> [SHORT PROBLEM] Under this line sits a listing. Repeat exactly and only its lines from the one holding "Give me the D3.js source for this chart." through the one holding "const apThresholdMv = -30;"; skip pictures.

> [DATA SHOWN]
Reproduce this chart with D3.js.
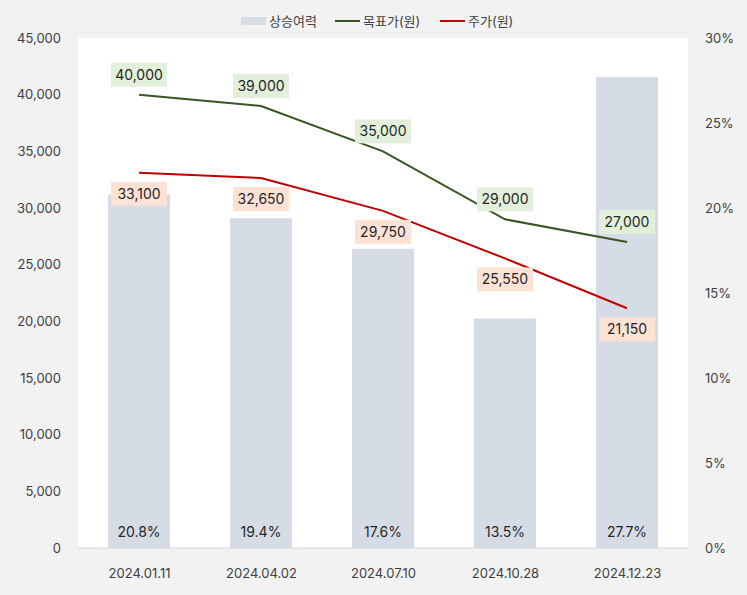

==

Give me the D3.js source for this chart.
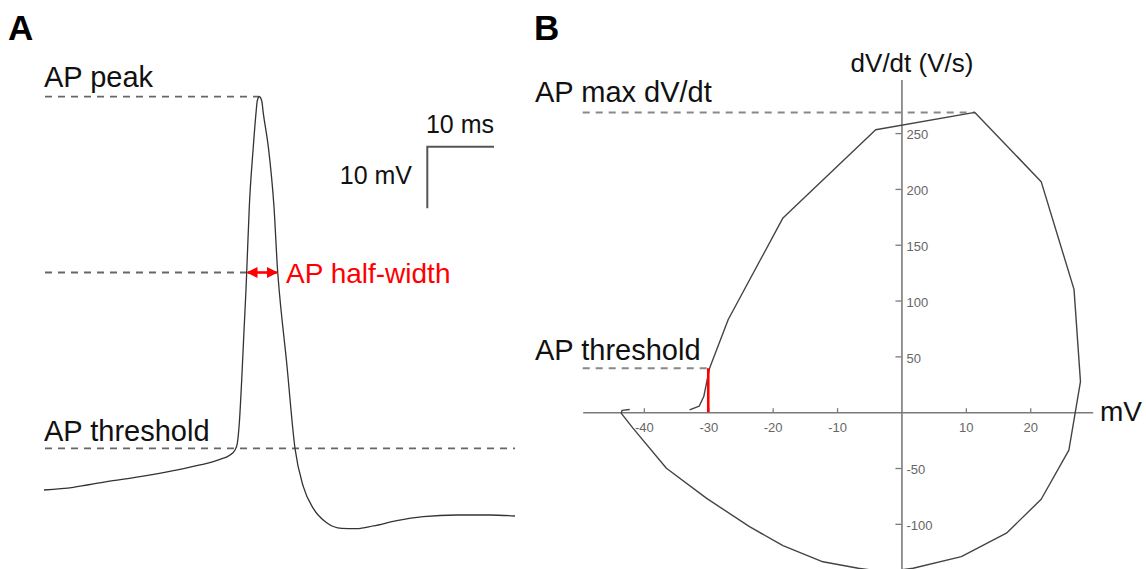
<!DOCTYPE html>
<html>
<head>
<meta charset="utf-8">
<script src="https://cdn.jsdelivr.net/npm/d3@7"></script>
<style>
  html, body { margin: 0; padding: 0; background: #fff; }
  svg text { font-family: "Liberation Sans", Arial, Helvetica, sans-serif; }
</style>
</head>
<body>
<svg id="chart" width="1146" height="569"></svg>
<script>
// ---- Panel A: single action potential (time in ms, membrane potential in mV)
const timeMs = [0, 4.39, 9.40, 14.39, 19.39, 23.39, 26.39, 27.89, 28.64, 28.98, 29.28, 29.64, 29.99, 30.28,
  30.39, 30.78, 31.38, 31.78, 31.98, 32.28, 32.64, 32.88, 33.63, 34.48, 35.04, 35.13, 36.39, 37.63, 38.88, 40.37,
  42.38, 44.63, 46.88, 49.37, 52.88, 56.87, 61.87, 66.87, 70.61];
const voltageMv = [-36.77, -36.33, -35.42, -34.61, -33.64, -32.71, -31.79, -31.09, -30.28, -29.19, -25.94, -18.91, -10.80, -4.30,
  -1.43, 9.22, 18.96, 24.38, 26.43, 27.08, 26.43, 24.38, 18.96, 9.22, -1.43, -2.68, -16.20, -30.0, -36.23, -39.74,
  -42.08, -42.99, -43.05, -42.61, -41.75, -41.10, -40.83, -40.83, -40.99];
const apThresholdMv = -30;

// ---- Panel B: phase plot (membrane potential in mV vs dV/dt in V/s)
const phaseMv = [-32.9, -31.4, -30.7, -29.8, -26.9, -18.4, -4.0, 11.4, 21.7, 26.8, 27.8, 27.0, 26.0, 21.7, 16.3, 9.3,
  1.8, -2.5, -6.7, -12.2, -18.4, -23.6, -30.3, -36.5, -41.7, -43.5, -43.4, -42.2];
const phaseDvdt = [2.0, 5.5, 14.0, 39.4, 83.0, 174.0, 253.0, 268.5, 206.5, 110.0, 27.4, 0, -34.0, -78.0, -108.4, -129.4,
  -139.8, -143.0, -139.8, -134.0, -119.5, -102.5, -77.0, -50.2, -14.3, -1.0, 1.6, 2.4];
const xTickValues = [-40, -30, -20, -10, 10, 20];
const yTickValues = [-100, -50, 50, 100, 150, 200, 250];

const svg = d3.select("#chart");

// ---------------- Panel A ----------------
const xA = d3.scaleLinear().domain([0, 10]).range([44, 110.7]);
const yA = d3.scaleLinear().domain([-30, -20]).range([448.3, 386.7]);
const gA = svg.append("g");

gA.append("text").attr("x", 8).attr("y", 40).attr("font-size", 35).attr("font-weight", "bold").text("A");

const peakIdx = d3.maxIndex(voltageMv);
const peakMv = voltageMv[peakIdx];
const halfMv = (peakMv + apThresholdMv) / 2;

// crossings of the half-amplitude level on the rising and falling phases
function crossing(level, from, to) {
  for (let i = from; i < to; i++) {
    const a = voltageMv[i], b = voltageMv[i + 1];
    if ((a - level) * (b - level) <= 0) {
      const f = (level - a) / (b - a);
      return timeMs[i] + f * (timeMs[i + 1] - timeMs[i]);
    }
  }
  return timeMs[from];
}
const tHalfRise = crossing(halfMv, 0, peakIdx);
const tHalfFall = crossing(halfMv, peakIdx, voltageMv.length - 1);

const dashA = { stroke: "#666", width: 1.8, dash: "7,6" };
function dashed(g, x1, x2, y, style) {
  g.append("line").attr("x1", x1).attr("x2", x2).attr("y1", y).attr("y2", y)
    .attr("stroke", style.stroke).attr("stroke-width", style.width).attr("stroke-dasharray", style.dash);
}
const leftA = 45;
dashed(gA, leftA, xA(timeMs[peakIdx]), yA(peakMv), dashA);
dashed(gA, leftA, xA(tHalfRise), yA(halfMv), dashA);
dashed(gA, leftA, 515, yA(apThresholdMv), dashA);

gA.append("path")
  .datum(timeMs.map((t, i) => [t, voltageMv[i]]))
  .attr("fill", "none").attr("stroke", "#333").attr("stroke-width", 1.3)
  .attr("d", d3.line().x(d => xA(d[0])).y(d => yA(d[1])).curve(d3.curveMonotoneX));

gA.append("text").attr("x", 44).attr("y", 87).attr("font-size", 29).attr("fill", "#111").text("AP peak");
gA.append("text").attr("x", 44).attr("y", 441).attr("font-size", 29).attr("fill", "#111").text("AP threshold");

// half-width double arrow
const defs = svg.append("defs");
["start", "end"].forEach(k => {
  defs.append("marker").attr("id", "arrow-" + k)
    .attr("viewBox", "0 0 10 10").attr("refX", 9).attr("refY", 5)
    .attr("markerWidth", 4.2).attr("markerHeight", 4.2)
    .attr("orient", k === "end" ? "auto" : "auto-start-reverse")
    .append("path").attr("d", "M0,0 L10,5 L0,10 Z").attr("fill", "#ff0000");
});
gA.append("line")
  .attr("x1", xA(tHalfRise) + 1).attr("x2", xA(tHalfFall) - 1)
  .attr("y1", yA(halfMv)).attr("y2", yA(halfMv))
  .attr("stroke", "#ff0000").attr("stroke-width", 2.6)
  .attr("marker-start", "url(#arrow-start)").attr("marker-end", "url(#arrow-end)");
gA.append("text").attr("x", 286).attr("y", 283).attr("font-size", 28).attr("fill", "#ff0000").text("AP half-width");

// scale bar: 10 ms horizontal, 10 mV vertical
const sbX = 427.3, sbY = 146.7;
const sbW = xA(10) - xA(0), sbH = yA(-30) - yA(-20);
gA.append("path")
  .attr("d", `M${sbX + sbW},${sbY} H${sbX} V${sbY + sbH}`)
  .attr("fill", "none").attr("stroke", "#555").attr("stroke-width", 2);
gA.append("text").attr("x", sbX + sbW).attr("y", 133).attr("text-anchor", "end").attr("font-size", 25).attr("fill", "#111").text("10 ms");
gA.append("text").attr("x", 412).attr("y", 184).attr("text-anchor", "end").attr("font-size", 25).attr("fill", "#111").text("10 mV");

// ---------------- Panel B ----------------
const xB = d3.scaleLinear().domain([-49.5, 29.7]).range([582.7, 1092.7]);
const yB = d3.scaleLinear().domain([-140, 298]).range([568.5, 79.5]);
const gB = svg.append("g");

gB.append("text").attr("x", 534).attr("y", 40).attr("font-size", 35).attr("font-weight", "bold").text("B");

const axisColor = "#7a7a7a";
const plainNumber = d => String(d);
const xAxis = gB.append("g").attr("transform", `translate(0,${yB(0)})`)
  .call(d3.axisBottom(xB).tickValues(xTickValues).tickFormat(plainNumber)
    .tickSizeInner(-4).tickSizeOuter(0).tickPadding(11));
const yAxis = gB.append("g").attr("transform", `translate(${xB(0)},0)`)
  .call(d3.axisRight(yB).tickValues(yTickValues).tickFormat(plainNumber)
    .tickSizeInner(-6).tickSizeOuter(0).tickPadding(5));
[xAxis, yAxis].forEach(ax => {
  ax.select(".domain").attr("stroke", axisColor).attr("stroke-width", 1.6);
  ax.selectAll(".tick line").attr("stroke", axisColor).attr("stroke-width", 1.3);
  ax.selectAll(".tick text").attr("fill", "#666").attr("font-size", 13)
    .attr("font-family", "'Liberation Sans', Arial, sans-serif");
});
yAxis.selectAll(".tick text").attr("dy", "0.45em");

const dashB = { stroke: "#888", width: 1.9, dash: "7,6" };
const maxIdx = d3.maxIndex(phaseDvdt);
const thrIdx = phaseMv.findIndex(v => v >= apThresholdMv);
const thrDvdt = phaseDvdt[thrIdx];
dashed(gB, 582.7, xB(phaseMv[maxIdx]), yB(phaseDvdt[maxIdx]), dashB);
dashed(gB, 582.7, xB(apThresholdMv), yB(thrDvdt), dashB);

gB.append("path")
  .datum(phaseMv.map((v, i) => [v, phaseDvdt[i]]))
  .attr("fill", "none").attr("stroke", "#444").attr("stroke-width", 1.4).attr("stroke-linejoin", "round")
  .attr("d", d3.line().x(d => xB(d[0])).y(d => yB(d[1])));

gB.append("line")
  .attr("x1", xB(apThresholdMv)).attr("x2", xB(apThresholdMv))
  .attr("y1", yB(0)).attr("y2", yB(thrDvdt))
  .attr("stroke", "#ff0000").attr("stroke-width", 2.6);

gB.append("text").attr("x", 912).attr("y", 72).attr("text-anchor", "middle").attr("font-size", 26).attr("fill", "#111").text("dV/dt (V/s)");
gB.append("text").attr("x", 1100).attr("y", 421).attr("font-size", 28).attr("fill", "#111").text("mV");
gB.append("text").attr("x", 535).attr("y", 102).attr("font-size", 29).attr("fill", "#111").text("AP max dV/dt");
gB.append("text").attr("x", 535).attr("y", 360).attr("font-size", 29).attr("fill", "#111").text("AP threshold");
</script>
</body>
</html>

> [REPLY TO THE EXERCISE]
Give me the D3.js source for this chart.
<!DOCTYPE html>
<html>
<head>
<meta charset="utf-8">
<script src="https://cdn.jsdelivr.net/npm/d3@7"></script>
<style>
  html, body { margin: 0; padding: 0; background: #fff; }
  svg text { font-family: "Liberation Sans", Arial, Helvetica, sans-serif; }
</style>
</head>
<body>
<svg id="chart" width="1146" height="569"></svg>
<script>
// ---- Panel A: single action potential (time in ms, membrane potential in mV)
const timeMs = [0, 4.39, 9.40, 14.39, 19.39, 23.39, 26.39, 27.89, 28.64, 28.98, 29.28, 29.64, 29.99, 30.28,
  30.39, 30.78, 31.38, 31.78, 31.98, 32.28, 32.64, 32.88, 33.63, 34.48, 35.04, 35.13, 36.39, 37.63, 38.88, 40.37,
  42.38, 44.63, 46.88, 49.37, 52.88, 56.87, 61.87, 66.87, 70.61];
const voltageMv = [-36.77, -36.33, -35.42, -34.61, -33.64, -32.71, -31.79, -31.09, -30.28, -29.19, -25.94, -18.91, -10.80, -4.30,
  -1.43, 9.22, 18.96, 24.38, 26.43, 27.08, 26.43, 24.38, 18.96, 9.22, -1.43, -2.68, -16.20, -30.0, -36.23, -39.74,
  -42.08, -42.99, -43.05, -42.61, -41.75, -41.10, -40.83, -40.83, -40.99];
const apThresholdMv = -30;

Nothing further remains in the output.